According to Amnesty, Singapore is one of only four countries known to have executed people for drug-related offenses in recent years, bucking a global trend towards abolition of the death penalty.

“The death penalty is never the solution and we oppose it unconditionally. There is no evidence that it acts as a unique deterrent to crime,” said Emerlynne Gil, Amnesty International’s Deputy Regional Director for Research.

“We call on the Singaporean authorities to immediately stop this latest spate of executions and to impose a moratorium on executions to end this shameful and inhumane punishment,” Gil said in a statement.

Kalwant, convicted of bringing heroin to Singapore in 2016, became the second Malaysian to be executed in less than three months.

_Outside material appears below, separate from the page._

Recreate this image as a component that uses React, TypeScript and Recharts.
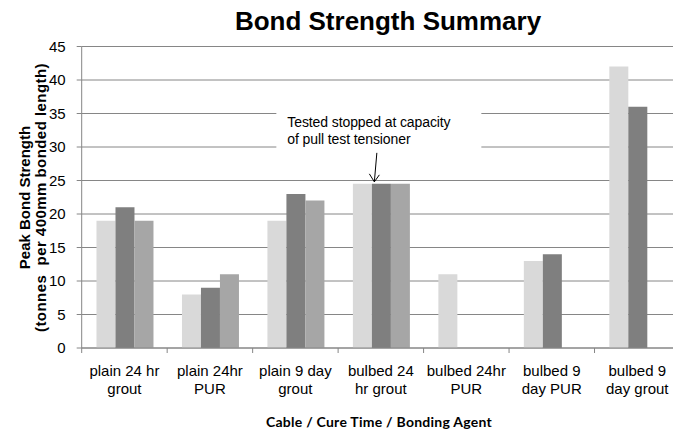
import React from 'react';
import { BarChart, Bar, XAxis, YAxis, CartesianGrid, ReferenceDot } from 'recharts';

const categories = [
  'plain 24 hr\ngrout',
  'plain 24hr\nPUR',
  'plain 9 day\ngrout',
  'bulbed 24\nhr grout',
  'bulbed 24hr\nPUR',
  'bulbed 9\nday PUR',
  'bulbed 9\nday grout',
];
const seriesA = [19, 8, 19, 24.5, 11, 13, 42];
const seriesB = [21, 9, 23, 24.5, null, 14, 36];
const seriesC = [19, 11, 22, 24.5, null, null, null];
const yTicks = [0, 5, 10, 15, 20, 25, 30, 35, 40, 45];

const FONT = "Arial, 'Liberation Sans', sans-serif";
const GRID = '#868686';

const data = categories.map((name, i) => ({ name, a: seriesA[i], b: seriesB[i], c: seriesC[i] }));

// category label, plus the tick marks at the category edges (Excel style)
const CatTick = (props: any) => {
  const { x, y, payload, index } = props;
  const half = payload.offset || 0;
  const lines = String(payload.value).split('\n');
  return (
    <g>
      <line x1={x - half} x2={x - half} y1={y} y2={y + 5} stroke={GRID} />
      {index === categories.length - 1 && <line x1={x + half} x2={x + half} y1={y} y2={y + 5} stroke={GRID} />}
      {lines.map((l, i) => (
        <text key={i} x={x} y={y + 22 + i * 18} textAnchor="middle" dominantBaseline="central"
          fontSize={15} fontFamily={FONT} fill="#000">{l}</text>
      ))}
    </g>
  );
};

const Note = (props: any) => {
  const { cx, cy } = props;
  const tx = cx - 6.5, ty = cy - 2;
  return (
    <g>
      <rect x={cx - 104.5} y={cy - 84} width={205} height={63} fill="#fff" />
      <text x={cx - 93.5} y={cy - 62} dominantBaseline="central" fontSize={14} fontFamily={FONT} fill="#000" letterSpacing={-0.1}>
        Tested stopped at capacity
      </text>
      <text x={cx - 93.5} y={cy - 45} dominantBaseline="central" fontSize={14} fontFamily={FONT} fill="#000" letterSpacing={-0.1}>
        of pull test tensioner
      </text>
      <line x1={cx - 4} y1={cy - 31} x2={tx} y2={ty} stroke="#000" strokeWidth={1} />
      <polyline points={`${tx - 5},${ty - 8} ${tx},${ty} ${tx + 5},${ty - 7}`} fill="none" stroke="#000" strokeWidth={1} />
    </g>
  );
};

export default function App() {
  return (
    <div style={{ position: 'absolute', left: 0, top: 0, width: 673, height: 430, overflow: 'hidden', background: '#fff' }}>
      <BarChart width={690} height={430} data={data} margin={{ top: 46.5, right: 10, bottom: 0, left: 0 }}
        barCategoryGap="17.3%" barGap={0}>
        <CartesianGrid vertical={false} stroke={GRID} strokeWidth={1} />
        <XAxis dataKey="name" height={82} interval={0} axisLine={{ stroke: GRID }} tickLine={false}
          tickSize={0} tickMargin={0} tick={<CatTick />} />
        <YAxis width={81.7} domain={[0, 45]} ticks={yTicks} interval={0} axisLine={{ stroke: GRID }}
          tickLine={{ stroke: GRID }} tickSize={5} tickMargin={11}
          tick={{ fontSize: 15, fontFamily: FONT, fill: '#000' }} />
        <Bar dataKey="a" fill="#d9d9d9" isAnimationActive={false} />
        <Bar dataKey="b" fill="#7f7f7f" isAnimationActive={false} />
        <Bar dataKey="c" fill="#a6a6a6" isAnimationActive={false} />
        <ReferenceDot x={categories[3]} y={seriesB[3]} r={0} shape={Note} />
        <text x={388} y={21} textAnchor="middle" dominantBaseline="central" fontSize={26} fontWeight="bold"
          fontFamily={FONT} fill="#000">Bond Strength Summary</text>
        <g transform="translate(0,197.5) rotate(-90)">
          <text x={0} y={24.5} textAnchor="middle" dominantBaseline="central" fontSize={15} fontWeight="bold"
            fontFamily={FONT} fill="#000">Peak Bond Strength</text>
          <text x={0} y={40} textAnchor="middle" dominantBaseline="central" fontSize={15} fontWeight="bold"
            fontFamily={FONT} fill="#000" letterSpacing={0.45} style={{ whiteSpace: 'pre' }}>(tonnes  per 400mm bonded length)</text>
        </g>
        <text x={379} y={421} textAnchor="middle" dominantBaseline="central" fontSize={14} fontWeight="bold"
          fontFamily="Lato, 'Open Sans', sans-serif" fill="#000" letterSpacing={0.25}>Cable / Cure Time / Bonding Agent</text>
      </BarChart>
    </div>
  );
}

In late April, the hanging of another Malaysian man who was believed to be mentally handicapped sparked an international outcry.

Kalwant made a last-minute appeal on the eve of his execution for being just a courier and cooperating with the police, but the appeal was rejected by Singapore’s top court, activists said.

Critics say Singapore’s death penalty has mostly trapped low-level mules and has done little to stop drug traffickers and organized syndicates. But the Singapore government defends it as necessary to protect its citizens and says all those executed were given due process under the law.

Four other drug traffickers, including two other Malaysians, were due to be hanged earlier but their executions were postponed over legal challenges.

Human Rights Watch reiterated its call for Singapore to end executions for all drug-related offenses and commute the sentences of those sentenced to death.

“The recent drug seizures in the country show the hollowness of Singapore’s claims about the alleged deterrent effect of these gruesome executions,” said Asia Deputy Director Phil Robertson. “The nations involved in the growing global movement to abolish the death penalty should call out to clear up Singapore’s unruly behavior and demand that all executions stop.